EU diplomates are rejecting bans raised by the Eastern European counties of Poland, Hungary and Slovakia on imports of Ukrainian grain and food products. The countries said the measures were necessary to protect their farming sectors from cheap imports.
Christopher Barrett is an agricultural and development economist whose research centers on food insecurity and global food markets. He says the import bans would only provide only short-term support for those nations’ farmers, while inflicting considerable harm on Ukraine.
“The bans will directly hurt Ukrainian farmers by driving down the prices they earn while they suffer already from manpower shortages, and land and equipment lost to the war Russia launched. If the bans lead to increased losses of perishable foods due to storage constraints, they could also aggravate food price inflation that has increased the number of undernourished people globally over the past two-plus years.

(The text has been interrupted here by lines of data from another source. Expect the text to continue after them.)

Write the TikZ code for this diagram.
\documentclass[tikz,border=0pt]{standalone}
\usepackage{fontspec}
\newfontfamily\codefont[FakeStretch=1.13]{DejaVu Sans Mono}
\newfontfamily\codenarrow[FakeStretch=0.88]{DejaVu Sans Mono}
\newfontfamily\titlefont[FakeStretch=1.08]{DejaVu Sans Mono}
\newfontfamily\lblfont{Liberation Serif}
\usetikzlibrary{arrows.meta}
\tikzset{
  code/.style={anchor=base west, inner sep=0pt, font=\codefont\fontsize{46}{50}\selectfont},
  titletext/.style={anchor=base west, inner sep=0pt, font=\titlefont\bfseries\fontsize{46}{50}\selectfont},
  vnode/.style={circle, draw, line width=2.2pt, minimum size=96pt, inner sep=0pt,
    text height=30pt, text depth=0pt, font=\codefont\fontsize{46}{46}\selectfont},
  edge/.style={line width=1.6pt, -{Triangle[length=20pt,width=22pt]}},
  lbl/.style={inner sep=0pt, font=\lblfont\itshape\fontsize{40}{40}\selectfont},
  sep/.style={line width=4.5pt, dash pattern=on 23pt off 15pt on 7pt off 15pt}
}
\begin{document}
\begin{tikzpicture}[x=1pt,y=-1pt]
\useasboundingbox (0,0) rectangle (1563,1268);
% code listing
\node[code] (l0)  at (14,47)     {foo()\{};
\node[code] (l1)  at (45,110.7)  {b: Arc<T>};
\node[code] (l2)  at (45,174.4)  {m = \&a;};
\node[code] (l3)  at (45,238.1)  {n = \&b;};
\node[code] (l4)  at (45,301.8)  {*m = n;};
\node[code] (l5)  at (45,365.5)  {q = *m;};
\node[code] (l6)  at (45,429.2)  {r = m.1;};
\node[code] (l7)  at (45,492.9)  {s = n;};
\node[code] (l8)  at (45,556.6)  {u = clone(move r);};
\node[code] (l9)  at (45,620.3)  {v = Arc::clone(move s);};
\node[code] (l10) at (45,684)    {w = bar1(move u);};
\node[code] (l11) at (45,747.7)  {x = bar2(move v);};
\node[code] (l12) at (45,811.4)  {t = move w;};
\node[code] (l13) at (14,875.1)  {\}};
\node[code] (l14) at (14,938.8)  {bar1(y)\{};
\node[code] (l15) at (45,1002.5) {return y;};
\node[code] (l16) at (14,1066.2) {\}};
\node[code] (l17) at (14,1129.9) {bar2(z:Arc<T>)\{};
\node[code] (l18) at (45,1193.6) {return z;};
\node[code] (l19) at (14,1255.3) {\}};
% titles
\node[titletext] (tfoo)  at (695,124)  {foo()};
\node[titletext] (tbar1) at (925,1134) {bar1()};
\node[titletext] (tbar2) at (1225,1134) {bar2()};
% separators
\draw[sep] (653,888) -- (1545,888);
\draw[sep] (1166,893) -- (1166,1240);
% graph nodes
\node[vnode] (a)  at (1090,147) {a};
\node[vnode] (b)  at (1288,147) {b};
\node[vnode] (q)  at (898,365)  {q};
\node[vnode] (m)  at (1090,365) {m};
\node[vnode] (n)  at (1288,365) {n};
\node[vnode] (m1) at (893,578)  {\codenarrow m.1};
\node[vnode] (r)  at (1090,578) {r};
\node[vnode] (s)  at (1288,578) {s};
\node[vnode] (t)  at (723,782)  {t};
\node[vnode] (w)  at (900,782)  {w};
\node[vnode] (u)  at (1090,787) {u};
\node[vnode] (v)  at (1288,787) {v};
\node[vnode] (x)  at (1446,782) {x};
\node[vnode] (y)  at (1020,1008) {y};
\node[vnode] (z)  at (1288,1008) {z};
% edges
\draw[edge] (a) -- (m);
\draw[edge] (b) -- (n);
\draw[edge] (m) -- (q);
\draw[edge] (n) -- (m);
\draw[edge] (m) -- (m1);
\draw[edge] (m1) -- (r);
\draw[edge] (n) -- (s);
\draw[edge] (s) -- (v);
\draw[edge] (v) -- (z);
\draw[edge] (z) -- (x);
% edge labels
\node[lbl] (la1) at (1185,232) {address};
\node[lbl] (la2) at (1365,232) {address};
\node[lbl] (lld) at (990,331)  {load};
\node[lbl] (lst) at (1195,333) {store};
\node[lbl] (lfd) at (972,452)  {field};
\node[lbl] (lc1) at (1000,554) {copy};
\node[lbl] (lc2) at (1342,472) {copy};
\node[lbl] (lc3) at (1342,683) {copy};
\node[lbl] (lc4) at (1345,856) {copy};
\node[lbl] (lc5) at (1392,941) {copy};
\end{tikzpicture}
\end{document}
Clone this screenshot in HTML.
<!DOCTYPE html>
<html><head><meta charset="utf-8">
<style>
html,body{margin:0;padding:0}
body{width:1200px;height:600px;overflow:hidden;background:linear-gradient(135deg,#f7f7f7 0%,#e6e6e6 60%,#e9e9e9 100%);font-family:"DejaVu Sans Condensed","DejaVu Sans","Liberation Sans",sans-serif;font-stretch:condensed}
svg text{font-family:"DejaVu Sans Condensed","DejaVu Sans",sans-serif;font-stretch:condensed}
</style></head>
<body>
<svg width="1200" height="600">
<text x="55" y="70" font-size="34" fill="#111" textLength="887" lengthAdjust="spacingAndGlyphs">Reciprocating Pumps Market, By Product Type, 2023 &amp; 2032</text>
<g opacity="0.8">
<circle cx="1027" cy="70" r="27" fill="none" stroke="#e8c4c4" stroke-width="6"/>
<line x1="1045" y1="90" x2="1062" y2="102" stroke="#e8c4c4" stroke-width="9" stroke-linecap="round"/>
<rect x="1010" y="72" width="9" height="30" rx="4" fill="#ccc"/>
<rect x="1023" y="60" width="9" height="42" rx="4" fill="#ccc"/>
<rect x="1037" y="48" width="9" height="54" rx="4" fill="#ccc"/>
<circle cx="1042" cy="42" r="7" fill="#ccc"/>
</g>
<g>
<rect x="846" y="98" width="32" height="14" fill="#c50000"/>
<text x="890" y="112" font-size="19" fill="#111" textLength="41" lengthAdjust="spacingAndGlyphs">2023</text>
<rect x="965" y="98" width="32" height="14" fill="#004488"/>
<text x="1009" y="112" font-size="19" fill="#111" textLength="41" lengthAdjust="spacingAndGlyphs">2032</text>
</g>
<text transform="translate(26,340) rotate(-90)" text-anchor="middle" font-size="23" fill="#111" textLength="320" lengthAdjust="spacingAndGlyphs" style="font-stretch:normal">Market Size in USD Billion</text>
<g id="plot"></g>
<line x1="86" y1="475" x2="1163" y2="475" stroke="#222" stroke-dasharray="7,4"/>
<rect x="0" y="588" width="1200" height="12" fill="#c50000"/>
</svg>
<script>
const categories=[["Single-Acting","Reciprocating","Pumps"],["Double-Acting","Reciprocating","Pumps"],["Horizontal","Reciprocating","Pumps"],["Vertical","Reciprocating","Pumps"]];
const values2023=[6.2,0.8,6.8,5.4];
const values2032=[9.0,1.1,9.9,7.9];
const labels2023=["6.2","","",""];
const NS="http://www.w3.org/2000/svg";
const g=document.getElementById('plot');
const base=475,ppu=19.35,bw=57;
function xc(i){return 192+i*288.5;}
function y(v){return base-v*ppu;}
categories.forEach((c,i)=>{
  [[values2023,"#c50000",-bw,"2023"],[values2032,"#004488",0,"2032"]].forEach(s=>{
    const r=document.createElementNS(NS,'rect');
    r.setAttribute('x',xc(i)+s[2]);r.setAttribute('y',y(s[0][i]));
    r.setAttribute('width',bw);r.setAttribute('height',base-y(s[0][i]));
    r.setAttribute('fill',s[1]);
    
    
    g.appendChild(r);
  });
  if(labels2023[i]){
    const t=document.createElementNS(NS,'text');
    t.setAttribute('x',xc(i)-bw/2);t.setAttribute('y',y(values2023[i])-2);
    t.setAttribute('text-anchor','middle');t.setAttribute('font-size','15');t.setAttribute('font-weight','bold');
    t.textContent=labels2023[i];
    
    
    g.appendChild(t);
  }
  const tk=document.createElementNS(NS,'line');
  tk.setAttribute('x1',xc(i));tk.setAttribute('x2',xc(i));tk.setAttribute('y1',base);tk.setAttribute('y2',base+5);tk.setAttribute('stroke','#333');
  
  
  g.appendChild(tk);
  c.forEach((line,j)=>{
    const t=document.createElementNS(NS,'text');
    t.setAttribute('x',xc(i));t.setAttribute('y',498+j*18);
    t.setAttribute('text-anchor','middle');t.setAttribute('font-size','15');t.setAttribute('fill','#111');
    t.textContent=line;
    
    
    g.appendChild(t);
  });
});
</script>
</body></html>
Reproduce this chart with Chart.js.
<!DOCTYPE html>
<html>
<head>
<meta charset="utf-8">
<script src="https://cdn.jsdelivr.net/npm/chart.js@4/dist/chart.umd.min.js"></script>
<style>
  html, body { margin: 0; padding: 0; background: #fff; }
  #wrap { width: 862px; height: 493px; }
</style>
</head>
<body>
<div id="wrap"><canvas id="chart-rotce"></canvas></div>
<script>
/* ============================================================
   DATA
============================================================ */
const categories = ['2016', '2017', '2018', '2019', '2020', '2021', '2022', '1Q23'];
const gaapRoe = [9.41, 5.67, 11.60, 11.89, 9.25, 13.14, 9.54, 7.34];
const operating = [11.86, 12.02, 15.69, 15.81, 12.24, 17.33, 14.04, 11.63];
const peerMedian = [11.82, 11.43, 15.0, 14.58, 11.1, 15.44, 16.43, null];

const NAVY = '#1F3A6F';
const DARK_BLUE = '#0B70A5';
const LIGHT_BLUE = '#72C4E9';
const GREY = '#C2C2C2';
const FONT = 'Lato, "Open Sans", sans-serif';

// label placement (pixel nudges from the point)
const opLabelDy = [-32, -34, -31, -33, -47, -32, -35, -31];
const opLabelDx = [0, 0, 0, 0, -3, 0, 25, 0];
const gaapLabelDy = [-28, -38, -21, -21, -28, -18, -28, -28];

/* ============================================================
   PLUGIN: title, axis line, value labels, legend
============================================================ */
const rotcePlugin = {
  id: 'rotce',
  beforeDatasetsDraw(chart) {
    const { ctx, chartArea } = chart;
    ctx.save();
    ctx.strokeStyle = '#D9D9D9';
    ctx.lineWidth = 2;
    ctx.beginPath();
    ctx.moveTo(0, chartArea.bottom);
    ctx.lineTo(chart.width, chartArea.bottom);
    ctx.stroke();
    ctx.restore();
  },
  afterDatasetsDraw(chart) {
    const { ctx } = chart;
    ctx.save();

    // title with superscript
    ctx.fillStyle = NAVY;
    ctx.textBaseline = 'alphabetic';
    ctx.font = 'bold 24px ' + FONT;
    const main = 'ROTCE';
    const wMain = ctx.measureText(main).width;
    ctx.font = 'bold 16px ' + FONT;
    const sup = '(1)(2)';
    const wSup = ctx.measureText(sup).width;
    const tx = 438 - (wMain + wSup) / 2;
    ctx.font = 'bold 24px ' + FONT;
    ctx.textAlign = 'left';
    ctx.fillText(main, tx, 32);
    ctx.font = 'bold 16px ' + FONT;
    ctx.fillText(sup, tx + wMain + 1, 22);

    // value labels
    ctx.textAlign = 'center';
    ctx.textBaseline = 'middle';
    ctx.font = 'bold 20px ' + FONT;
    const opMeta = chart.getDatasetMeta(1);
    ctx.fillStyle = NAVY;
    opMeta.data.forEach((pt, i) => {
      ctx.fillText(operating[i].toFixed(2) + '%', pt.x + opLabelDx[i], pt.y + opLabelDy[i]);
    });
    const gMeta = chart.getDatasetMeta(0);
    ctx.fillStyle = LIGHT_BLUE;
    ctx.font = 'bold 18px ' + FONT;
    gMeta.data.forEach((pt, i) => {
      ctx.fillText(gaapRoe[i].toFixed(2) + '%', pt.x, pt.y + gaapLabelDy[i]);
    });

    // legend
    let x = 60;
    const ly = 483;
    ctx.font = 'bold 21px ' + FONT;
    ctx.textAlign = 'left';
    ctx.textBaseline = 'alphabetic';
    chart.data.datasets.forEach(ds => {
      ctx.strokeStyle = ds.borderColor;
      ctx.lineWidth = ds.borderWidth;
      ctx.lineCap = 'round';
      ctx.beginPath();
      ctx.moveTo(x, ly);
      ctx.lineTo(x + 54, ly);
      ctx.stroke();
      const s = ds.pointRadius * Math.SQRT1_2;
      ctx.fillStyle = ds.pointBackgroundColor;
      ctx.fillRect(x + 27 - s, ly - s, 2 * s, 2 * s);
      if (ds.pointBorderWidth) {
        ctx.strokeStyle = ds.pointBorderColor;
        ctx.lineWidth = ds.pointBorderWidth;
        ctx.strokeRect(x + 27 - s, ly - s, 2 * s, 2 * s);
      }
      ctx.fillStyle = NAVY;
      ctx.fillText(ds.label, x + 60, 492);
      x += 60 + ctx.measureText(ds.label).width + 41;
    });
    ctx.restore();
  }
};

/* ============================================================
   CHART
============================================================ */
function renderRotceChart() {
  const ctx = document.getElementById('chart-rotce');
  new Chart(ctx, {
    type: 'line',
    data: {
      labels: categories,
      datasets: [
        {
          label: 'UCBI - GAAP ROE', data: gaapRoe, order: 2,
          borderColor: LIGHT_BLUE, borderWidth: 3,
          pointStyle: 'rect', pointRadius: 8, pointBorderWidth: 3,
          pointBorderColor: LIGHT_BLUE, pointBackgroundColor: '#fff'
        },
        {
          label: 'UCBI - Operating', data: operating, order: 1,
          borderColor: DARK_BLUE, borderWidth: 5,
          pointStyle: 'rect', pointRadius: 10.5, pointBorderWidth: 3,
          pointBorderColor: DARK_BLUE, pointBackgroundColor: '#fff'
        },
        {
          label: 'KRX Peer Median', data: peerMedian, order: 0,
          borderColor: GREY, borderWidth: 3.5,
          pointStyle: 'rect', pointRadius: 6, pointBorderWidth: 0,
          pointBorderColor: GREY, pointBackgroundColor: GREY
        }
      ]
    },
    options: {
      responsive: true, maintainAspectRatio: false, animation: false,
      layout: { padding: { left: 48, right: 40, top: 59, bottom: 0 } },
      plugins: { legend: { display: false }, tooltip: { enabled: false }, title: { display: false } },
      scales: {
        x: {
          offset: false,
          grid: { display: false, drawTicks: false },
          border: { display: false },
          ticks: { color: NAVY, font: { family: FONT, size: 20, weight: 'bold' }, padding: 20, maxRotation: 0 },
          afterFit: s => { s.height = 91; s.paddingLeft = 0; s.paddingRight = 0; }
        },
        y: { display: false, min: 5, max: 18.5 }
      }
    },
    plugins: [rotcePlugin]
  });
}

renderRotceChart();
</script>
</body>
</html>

“The solution is straightforward—the EU can, and should, commit to buy Ukrainian grain immediately to ship to food importing, low-income countries facing high food prices and struggling to afford imports today.
“That would relieve pressure on domestic farmers in the EU while simultaneously supporting Ukraine and humanitarian operations worldwide. Only 13% of the resources needed for UN humanitarian appeals have been met thus far this year and the European Commission has provided only 7% of that amount, far less than its fair share (by comparison, the US has provided 48%).”